The first happened on Christmas Day, when there was flash flooding near us, and the A3052 over the River Axe was suddenly a couple of feet deep in water. We were driving towards Lyme Regis and as we approached the fifty metres of floodwater I saw a young woman marooned in a small car that had not made it through.

She was in a state of complete panic, and to my amazement, people in thumping great 4x4s were just driving past. That bit of road can flood very quickly and I could see that her car was actually beginning to drift in a current, so I called 999. I explained this to what I thought was meant to be a Fire and Rescue Service and was told by the operator that there was nothing they could do if the driver had the ability to leave her vehicle.

I pointed out that the car was about to start floating at all angles across a main coastal route, but that was it. Every man for himself. So my son and I waded into the water and, with another kind driver, pushed her car a hundred metres to a slightly raised part of the road where she’d be safe to call for further help.
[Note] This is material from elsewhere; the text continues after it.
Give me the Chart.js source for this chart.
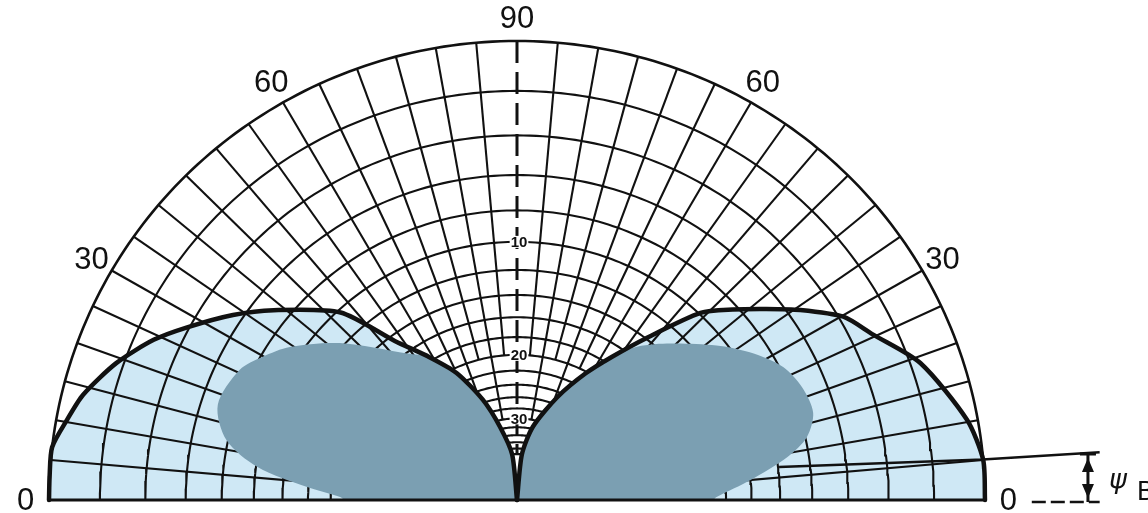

To be frank, it could not have been easier to push as it was bobbing about like a canoe.

Nevertheless, I felt this was a potentially dangerous situation yet our emergency services control room wasn’t interested. This astonished me because
our own two fantastic fire stations at Colyton and Seaton, both within a mile and a half, are manned by the most outstanding officers and I am certain that if I had been able to summon them directly they would not have hesitated to get involved. However, the computer said no.

The other incident involved me driving from Colyton to Seaton on Boxing Day evening at about 11.45pm to collect a daughter from an outdoor pint with an old school friend. As I drove into Seaton I was pulled over by a police car with flashing lamps. “Where are you going?” an officer said. “Why are you asking?” I replied. He came out with something about a “black car” being reported and seeing how unimpressed I was he beat a quick retreat back into his car. Not cool, guys.